> [Prompt] Return, without pictures, the lines from the start of the data through the one that contains "import pandas as pd".
— Start Raw data —
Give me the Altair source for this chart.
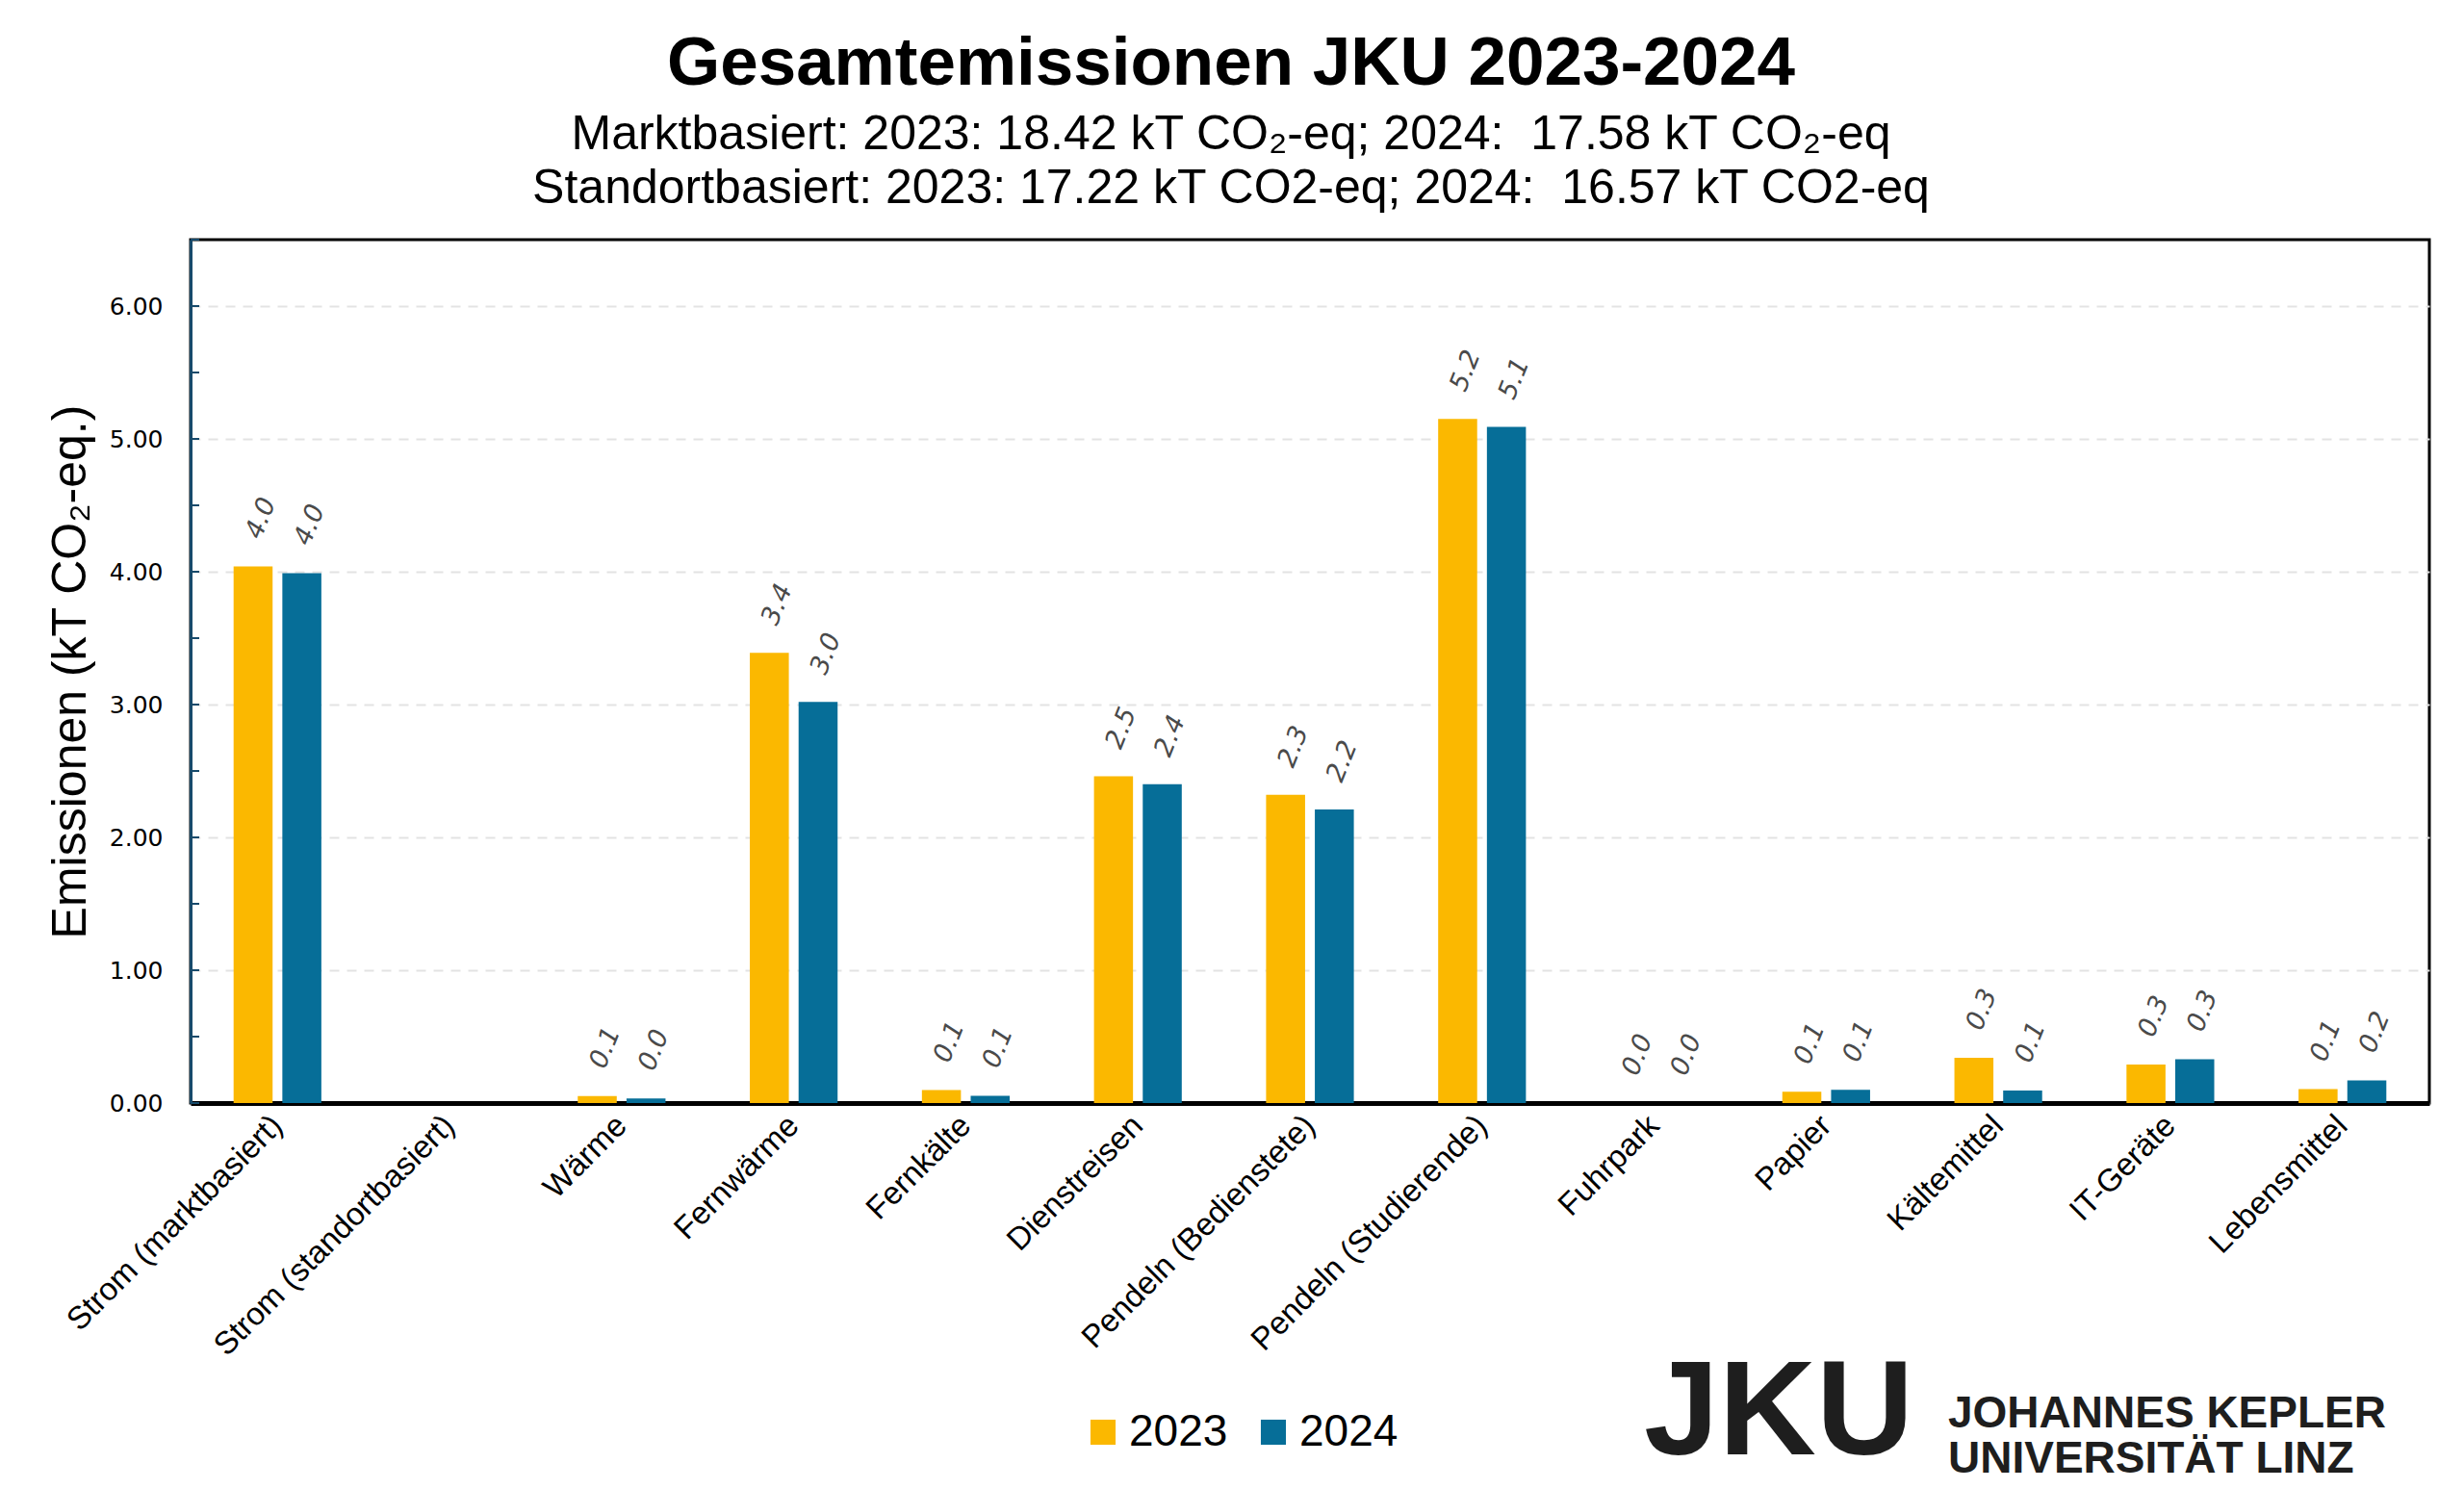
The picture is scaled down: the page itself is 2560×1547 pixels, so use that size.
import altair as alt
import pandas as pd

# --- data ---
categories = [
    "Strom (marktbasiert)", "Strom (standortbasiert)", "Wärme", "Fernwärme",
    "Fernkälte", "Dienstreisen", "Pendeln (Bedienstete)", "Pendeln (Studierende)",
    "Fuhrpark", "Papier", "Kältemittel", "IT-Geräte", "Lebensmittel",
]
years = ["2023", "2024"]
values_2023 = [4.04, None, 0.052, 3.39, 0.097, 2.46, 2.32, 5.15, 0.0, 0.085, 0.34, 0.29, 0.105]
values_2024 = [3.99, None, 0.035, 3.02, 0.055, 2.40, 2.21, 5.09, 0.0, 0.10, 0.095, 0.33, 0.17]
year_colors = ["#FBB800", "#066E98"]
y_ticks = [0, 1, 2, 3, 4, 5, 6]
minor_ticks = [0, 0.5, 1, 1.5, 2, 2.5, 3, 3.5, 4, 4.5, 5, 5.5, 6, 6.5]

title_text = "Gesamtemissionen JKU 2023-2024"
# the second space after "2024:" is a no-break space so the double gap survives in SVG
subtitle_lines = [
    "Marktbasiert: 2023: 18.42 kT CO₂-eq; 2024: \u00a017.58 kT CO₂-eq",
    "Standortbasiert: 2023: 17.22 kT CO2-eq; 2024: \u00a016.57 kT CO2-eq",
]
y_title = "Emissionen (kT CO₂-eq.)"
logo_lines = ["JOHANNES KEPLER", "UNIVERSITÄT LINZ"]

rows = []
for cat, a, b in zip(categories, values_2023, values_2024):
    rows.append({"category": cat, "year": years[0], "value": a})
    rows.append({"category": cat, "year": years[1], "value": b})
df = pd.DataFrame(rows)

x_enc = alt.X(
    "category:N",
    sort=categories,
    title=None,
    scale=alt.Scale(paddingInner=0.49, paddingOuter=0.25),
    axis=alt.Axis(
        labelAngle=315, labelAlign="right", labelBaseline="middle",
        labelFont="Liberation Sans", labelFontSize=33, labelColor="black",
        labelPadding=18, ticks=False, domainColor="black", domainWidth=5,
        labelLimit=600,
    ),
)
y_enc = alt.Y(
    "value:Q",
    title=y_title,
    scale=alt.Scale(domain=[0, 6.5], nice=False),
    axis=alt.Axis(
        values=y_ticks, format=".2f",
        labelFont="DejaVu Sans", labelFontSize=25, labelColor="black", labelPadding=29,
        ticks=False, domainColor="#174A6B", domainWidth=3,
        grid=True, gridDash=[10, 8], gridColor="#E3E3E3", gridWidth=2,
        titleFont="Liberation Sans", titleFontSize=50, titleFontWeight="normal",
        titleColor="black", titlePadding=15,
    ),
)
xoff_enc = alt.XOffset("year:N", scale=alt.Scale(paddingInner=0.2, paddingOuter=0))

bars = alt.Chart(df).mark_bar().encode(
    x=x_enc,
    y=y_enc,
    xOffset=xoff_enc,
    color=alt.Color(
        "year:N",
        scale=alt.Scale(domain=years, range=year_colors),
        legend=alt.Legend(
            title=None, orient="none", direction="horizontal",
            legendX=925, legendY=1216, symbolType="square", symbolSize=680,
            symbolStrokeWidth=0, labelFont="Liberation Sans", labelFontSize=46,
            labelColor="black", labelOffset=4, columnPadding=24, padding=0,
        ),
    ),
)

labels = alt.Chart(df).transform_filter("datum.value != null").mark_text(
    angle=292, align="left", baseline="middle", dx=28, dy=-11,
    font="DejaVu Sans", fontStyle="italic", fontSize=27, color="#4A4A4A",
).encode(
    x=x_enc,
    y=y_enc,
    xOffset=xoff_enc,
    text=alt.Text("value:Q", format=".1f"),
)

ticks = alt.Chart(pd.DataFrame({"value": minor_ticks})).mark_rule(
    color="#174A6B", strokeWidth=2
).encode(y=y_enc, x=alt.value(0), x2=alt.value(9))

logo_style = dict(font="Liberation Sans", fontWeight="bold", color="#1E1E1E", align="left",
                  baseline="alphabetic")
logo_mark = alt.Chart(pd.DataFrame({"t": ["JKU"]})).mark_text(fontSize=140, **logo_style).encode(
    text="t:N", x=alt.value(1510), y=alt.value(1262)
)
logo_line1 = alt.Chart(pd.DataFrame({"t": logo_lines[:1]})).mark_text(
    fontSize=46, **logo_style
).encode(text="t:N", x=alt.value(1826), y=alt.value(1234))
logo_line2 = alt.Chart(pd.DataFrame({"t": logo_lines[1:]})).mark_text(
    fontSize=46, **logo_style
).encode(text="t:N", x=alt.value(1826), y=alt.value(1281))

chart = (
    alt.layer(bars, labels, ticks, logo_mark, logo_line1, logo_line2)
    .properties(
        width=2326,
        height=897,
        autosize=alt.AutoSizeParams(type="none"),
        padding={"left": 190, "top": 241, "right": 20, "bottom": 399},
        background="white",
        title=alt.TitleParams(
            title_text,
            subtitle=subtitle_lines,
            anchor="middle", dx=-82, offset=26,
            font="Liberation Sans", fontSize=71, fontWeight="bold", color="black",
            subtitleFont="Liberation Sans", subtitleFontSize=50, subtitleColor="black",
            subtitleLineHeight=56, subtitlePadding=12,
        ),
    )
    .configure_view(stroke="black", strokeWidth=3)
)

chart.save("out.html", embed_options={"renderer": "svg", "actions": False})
— End Raw data —
> [Completed exercise]
Give me the Altair source for this chart.
The picture is scaled down: the page itself is 2560×1547 pixels, so use that size.
import altair as alt
import pandas as pd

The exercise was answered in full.